School of Meteorology Student Granted AMS Graduate Fellowship

Erin Jones, a part of the new class of Meteorology graduate students, was awarded a 2019 AMS Graduate Fellowship.

This is a highly competitive and prestigious honor. Fellowship recipients go through a long selection process. Once selected, they are awarded a $25,000 stipend to pursue graduate studies.

“I am honored to have received the AMS Fellowship.  I see it as a tribute to the excellent mentorship I have received from my previous professors and research advisors.  It also motivates me to push forward with enthusiasm with my graduate studies at the University of Oklahoma” said Erin Jones.

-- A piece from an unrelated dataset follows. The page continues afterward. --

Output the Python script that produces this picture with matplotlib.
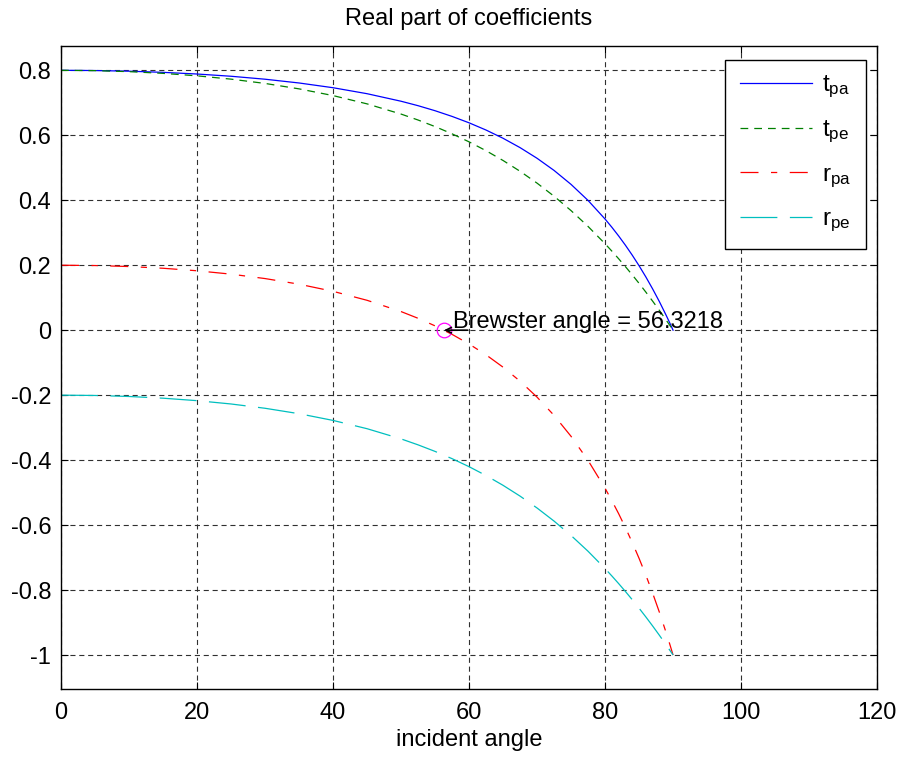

Before coming to OU she completed her undergraduate studies at Millersville University. She graduated with a major in meteorology and a double minor in math and environmental hazards and emergency management.

Now beginning graduate school, Erin reflects on where her passion for meteorology began,

“When I was very young—perhaps only four or five years old—I could sit and watch The Weather Channel for hours at a time.  As I grew older, my interest in the weather blossomed as well, and because I also found that I was quite adept in my math and science classes in school, I thought that meteorology would be a good fit for me to study in college” she told us.

So far in her educational career, she has had many opportunities to intern and do research.

“The summer after my freshman year at Millersville, I completed a summer research internship at Hobart and William Smith Colleges, where I worked on a project studying the contribution of lake-effect snow to annual snowfall totals in the vicinity of Lakes Michigan, Erie, and Ontario.  The following summer, I participated in an REU (Research Experience for Undergraduates) at Texas A&M University where I studied statistical comparisons and simulations of supercells in environments with varying significant tornado parameters.  During my junior year, I participated in the Student Experience in Airborne Research in the Mid-Atlantic Region (SEAR-MAR), which was an NSF educational deployment of the University of Wyoming King Air aircraft.  During that, I assisted with setting up the instruments and forecasting, and I was a crew member on one of the flights.  After the deployment, I based my honors thesis assimilating some of the data collected during the project to the WRF (Weather Research and Forecasting) model. The summer after my junior year, I completed my NOAA Hollings internship at the Atlantic Oceanographic and Meteorological Laboratory/Hurricane Research Division where I conducted research on spiral gravity waves radiating from tropical cyclones (and got to ride on a NOAA Hurricane Hunters research flight into Tropical Storm Chris as it was intensifying into a hurricane).  Following my graduation last December, I spent the spring semester interning at Brookhaven National Laboratory as part of the Science Undergraduate Laboratory Internships (SULI) program where I studied updraft signatures in radar wind profiler data collected in Argentina” Erin told us.

Now here at the School of Meteorology, Erin will be working with Dr. Xuguang Wang on a project focusing on improving techniques to achieve multi-scale data assimilation in operational models and evaluating their impacts on tropical cyclone forecasts.

Congratulations to Erin on this amazing accomplishment, we are excited to have her as part of the graduate program.